--- START OF Material provided ---

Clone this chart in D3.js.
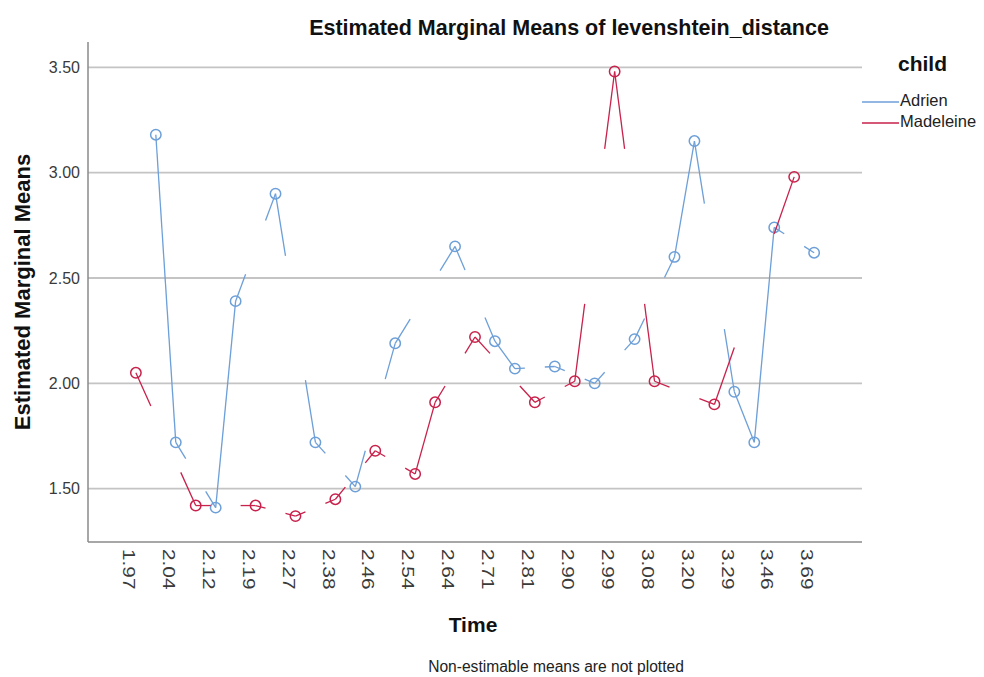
<!DOCTYPE html>
<html>
<head>
<meta charset="utf-8">
<script src="https://cdn.jsdelivr.net/npm/d3@7"></script>
<style>
  html, body { margin: 0; padding: 0; background: #fff; }
  svg { display: block; font-family: "Liberation Sans", Arial, sans-serif; }
</style>
</head>
<body>
<svg id="chart" width="984" height="677"></svg>
<script>
// Time categories (odd positions are unlabelled on the axis; their values are estimates)
const categories = ["1.97","2.00","2.04","2.08","2.12","2.15","2.19","2.23","2.27","2.32",
                    "2.38","2.42","2.46","2.50","2.54","2.59","2.64","2.67","2.71","2.76",
                    "2.81","2.85","2.90","2.95","2.99","3.04","3.08","3.14","3.20","3.25",
                    "3.29","3.38","3.46","3.58","3.69"];
const tickLabels = ["1.97","2.04","2.12","2.19","2.27","2.38","2.46","2.54","2.64",
                    "2.71","2.81","2.90","2.99","3.08","3.20","3.29","3.46","3.69"];
const yTicks = [1.5, 2.0, 2.5, 3.0, 3.5];
const seriesNames = ["Adrien", "Madeleine"];
const adrien = [null, 3.18, 1.72, null, 1.41, 2.39, null, 2.90, null, 1.72,
                null, 1.51, null, 2.19, null, null, 2.65, null, 2.20, 2.07,
                null, 2.08, null, 2.00, null, 2.21, null, 2.60, 3.15, null,
                1.96, 1.72, 2.74, null, 2.62];
const madeleine = [2.05, null, null, 1.42, null, null, 1.42, null, 1.37, null,
                   1.45, null, 1.68, null, 1.57, 1.91, null, 2.22, null, null,
                   1.91, null, 2.01, null, 3.48, null, 2.01, null, null, 1.90,
                   null, null, null, 2.98, null];
const colors = ["#6d9fd8", "#c8214b"];

const svg = d3.select("#chart");
const pLeft = 88, pRight = 862, pTop = 42, pBottom = 542;

const x = d3.scalePoint().domain(categories).range([pLeft, pRight]).padding(2.4);
const y = d3.scaleLinear().domain([1.247, 3.62]).range([pBottom, pTop]);

// gridlines
svg.append("g").selectAll("line").data(yTicks).join("line")
  .attr("x1", pLeft).attr("x2", pRight)
  .attr("y1", d => y(d)).attr("y2", d => y(d))
  .attr("stroke", "#c4c4c4").attr("stroke-width", 1.8);

// y tick labels
svg.append("g").selectAll("text").data(yTicks).join("text")
  .attr("x", 80).attr("y", d => y(d)).attr("dy", "0.36em")
  .attr("text-anchor", "end").attr("font-size", 16).attr("fill", "#3a3a3a")
  .text(d => d.toFixed(2));

// x tick labels (every other category)
const labelled = categories.filter((c, i) => i % 2 === 0);
svg.append("g").selectAll("text").data(labelled).join("text")
  .attr("transform", (d) => `translate(${x(d) - 7},549) rotate(90) scale(1.3,1)`)
  .attr("dy", "0.36em")
  .attr("text-anchor", "start").attr("font-size", 16).attr("fill", "#3a3a3a")
  .text((d, i) => tickLabels[i]);

// axes lines
svg.append("line").attr("x1", pLeft).attr("x2", pLeft).attr("y1", pTop).attr("y2", pBottom)
  .attr("stroke", "#8a8a8a").attr("stroke-width", 1.5);
svg.append("line").attr("x1", pLeft).attr("x2", pRight).attr("y1", pBottom).attr("y2", pBottom)
  .attr("stroke", "#8a8a8a").attr("stroke-width", 1.5);

// series
const seriesData = [adrien, madeleine];
seriesData.forEach((vals, s) => {
  const pts = [];
  vals.forEach((v, i) => { if (v !== null) pts.push({i, v, px: x(categories[i]), py: y(v)}); });
  const g = svg.append("g");
  const segs = [];
  for (let j = 0; j < pts.length - 1; j++) {
    const a = pts[j], b = pts[j + 1];
    const k = b.i - a.i;
    if (k === 1) {
      segs.push([a.px, a.py, b.px, b.py]);
    } else {
      const f = 0.25;
      segs.push([a.px, a.py, a.px + f * (b.px - a.px), a.py + f * (b.py - a.py)]);
      segs.push([b.px, b.py, b.px + f * (a.px - b.px), b.py + f * (a.py - b.py)]);
    }
  }
  g.selectAll("line").data(segs).join("line")
    .attr("x1", d => d[0]).attr("y1", d => d[1]).attr("x2", d => d[2]).attr("y2", d => d[3])
    .attr("stroke", colors[s]).attr("stroke-width", 1.3);
  g.selectAll("circle").data(pts).join("circle")
    .attr("cx", d => d.px).attr("cy", d => d.py).attr("r", 5.2)
    .attr("fill", "none").attr("stroke", colors[s]).attr("stroke-width", 1.5);
});

// titles
svg.append("text").attr("x", 569).attr("y", 35).attr("text-anchor", "middle")
  .attr("font-size", 21.5).attr("font-weight", "bold").attr("fill", "#111")
  .text("Estimated Marginal Means of levenshtein_distance");
svg.append("text").attr("transform", "translate(30,292) rotate(-90)")
  .attr("text-anchor", "middle").attr("font-size", 22).attr("font-weight", "bold").attr("fill", "#111")
  .text("Estimated Marginal Means");
svg.append("text").attr("x", 473).attr("y", 632).attr("text-anchor", "middle")
  .attr("font-size", 21).attr("font-weight", "bold").attr("fill", "#111")
  .text("Time");
svg.append("text").attr("x", 556).attr("y", 672).attr("text-anchor", "middle")
  .attr("font-size", 15.6).attr("fill", "#222")
  .text("Non-estimable means are not plotted");

// legend
svg.append("text").attr("x", 898).attr("y", 71)
  .attr("font-size", 21).attr("font-weight", "bold").attr("fill", "#111").text("child");
const lg = svg.append("g").selectAll("g").data(seriesNames).join("g")
  .attr("transform", (d, i) => `translate(0,${106 + i * 21})`);
lg.append("line").attr("x1", 862).attr("x2", 899).attr("y1", -4).attr("y2", -4)
  .attr("stroke", (d, i) => colors[i]).attr("stroke-width", 1.3);
lg.append("text").attr("x", 900).attr("y", 0).attr("font-size", 16.5).attr("fill", "#222")
  .text(d => d);
</script>
</body>
</html>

--- END OF Material provided ---

▶ To do
Print the whole listing above once more, word for word, without its pictures.

▶ Task answer
Clone this chart in D3.js.
<!DOCTYPE html>
<html>
<head>
<meta charset="utf-8">
<script src="https://cdn.jsdelivr.net/npm/d3@7"></script>
<style>
  html, body { margin: 0; padding: 0; background: #fff; }
  svg { display: block; font-family: "Liberation Sans", Arial, sans-serif; }
</style>
</head>
<body>
<svg id="chart" width="984" height="677"></svg>
<script>
// Time categories (odd positions are unlabelled on the axis; their values are estimates)
const categories = ["1.97","2.00","2.04","2.08","2.12","2.15","2.19","2.23","2.27","2.32",
                    "2.38","2.42","2.46","2.50","2.54","2.59","2.64","2.67","2.71","2.76",
                    "2.81","2.85","2.90","2.95","2.99","3.04","3.08","3.14","3.20","3.25",
                    "3.29","3.38","3.46","3.58","3.69"];
const tickLabels = ["1.97","2.04","2.12","2.19","2.27","2.38","2.46","2.54","2.64",
                    "2.71","2.81","2.90","2.99","3.08","3.20","3.29","3.46","3.69"];
const yTicks = [1.5, 2.0, 2.5, 3.0, 3.5];
const seriesNames = ["Adrien", "Madeleine"];
const adrien = [null, 3.18, 1.72, null, 1.41, 2.39, null, 2.90, null, 1.72,
                null, 1.51, null, 2.19, null, null, 2.65, null, 2.20, 2.07,
                null, 2.08, null, 2.00, null, 2.21, null, 2.60, 3.15, null,
                1.96, 1.72, 2.74, null, 2.62];
const madeleine = [2.05, null, null, 1.42, null, null, 1.42, null, 1.37, null,
                   1.45, null, 1.68, null, 1.57, 1.91, null, 2.22, null, null,
                   1.91, null, 2.01, null, 3.48, null, 2.01, null, null, 1.90,
                   null, null, null, 2.98, null];
const colors = ["#6d9fd8", "#c8214b"];

const svg = d3.select("#chart");
const pLeft = 88, pRight = 862, pTop = 42, pBottom = 542;

const x = d3.scalePoint().domain(categories).range([pLeft, pRight]).padding(2.4);
const y = d3.scaleLinear().domain([1.247, 3.62]).range([pBottom, pTop]);

// gridlines
svg.append("g").selectAll("line").data(yTicks).join("line")
  .attr("x1", pLeft).attr("x2", pRight)
  .attr("y1", d => y(d)).attr("y2", d => y(d))
  .attr("stroke", "#c4c4c4").attr("stroke-width", 1.8);

// y tick labels
svg.append("g").selectAll("text").data(yTicks).join("text")
  .attr("x", 80).attr("y", d => y(d)).attr("dy", "0.36em")
  .attr("text-anchor", "end").attr("font-size", 16).attr("fill", "#3a3a3a")
  .text(d => d.toFixed(2));

// x tick labels (every other category)
const labelled = categories.filter((c, i) => i % 2 === 0);
svg.append("g").selectAll("text").data(labelled).join("text")
  .attr("transform", (d) => `translate(${x(d) - 7},549) rotate(90) scale(1.3,1)`)
  .attr("dy", "0.36em")
  .attr("text-anchor", "start").attr("font-size", 16).attr("fill", "#3a3a3a")
  .text((d, i) => tickLabels[i]);

// axes lines
svg.append("line").attr("x1", pLeft).attr("x2", pLeft).attr("y1", pTop).attr("y2", pBottom)
  .attr("stroke", "#8a8a8a").attr("stroke-width", 1.5);
svg.append("line").attr("x1", pLeft).attr("x2", pRight).attr("y1", pBottom).attr("y2", pBottom)
  .attr("stroke", "#8a8a8a").attr("stroke-width", 1.5);

// series
const seriesData = [adrien, madeleine];
seriesData.forEach((vals, s) => {
  const pts = [];
  vals.forEach((v, i) => { if (v !== null) pts.push({i, v, px: x(categories[i]), py: y(v)}); });
  const g = svg.append("g");
  const segs = [];
  for (let j = 0; j < pts.length - 1; j++) {
    const a = pts[j], b = pts[j + 1];
    const k = b.i - a.i;
    if (k === 1) {
      segs.push([a.px, a.py, b.px, b.py]);
    } else {
      const f = 0.25;
      segs.push([a.px, a.py, a.px + f * (b.px - a.px), a.py + f * (b.py - a.py)]);
      segs.push([b.px, b.py, b.px + f * (a.px - b.px), b.py + f * (a.py - b.py)]);
    }
  }
  g.selectAll("line").data(segs).join("line")
    .attr("x1", d => d[0]).attr("y1", d => d[1]).attr("x2", d => d[2]).attr("y2", d => d[3])
    .attr("stroke", colors[s]).attr("stroke-width", 1.3);
  g.selectAll("circle").data(pts).join("circle")
    .attr("cx", d => d.px).attr("cy", d => d.py).attr("r", 5.2)
    .attr("fill", "none").attr("stroke", colors[s]).attr("stroke-width", 1.5);
});

// titles
svg.append("text").attr("x", 569).attr("y", 35).attr("text-anchor", "middle")
  .attr("font-size", 21.5).attr("font-weight", "bold").attr("fill", "#111")
  .text("Estimated Marginal Means of levenshtein_distance");
svg.append("text").attr("transform", "translate(30,292) rotate(-90)")
  .attr("text-anchor", "middle").attr("font-size", 22).attr("font-weight", "bold").attr("fill", "#111")
  .text("Estimated Marginal Means");
svg.append("text").attr("x", 473).attr("y", 632).attr("text-anchor", "middle")
  .attr("font-size", 21).attr("font-weight", "bold").attr("fill", "#111")
  .text("Time");
svg.append("text").attr("x", 556).attr("y", 672).attr("text-anchor", "middle")
  .attr("font-size", 15.6).attr("fill", "#222")
  .text("Non-estimable means are not plotted");

// legend
svg.append("text").attr("x", 898).attr("y", 71)
  .attr("font-size", 21).attr("font-weight", "bold").attr("fill", "#111").text("child");
const lg = svg.append("g").selectAll("g").data(seriesNames).join("g")
  .attr("transform", (d, i) => `translate(0,${106 + i * 21})`);
lg.append("line").attr("x1", 862).attr("x2", 899).attr("y1", -4).attr("y2", -4)
  .attr("stroke", (d, i) => colors[i]).attr("stroke-width", 1.3);
lg.append("text").attr("x", 900).attr("y", 0).attr("font-size", 16.5).attr("fill", "#222")
  .text(d => d);
</script>
</body>
</html>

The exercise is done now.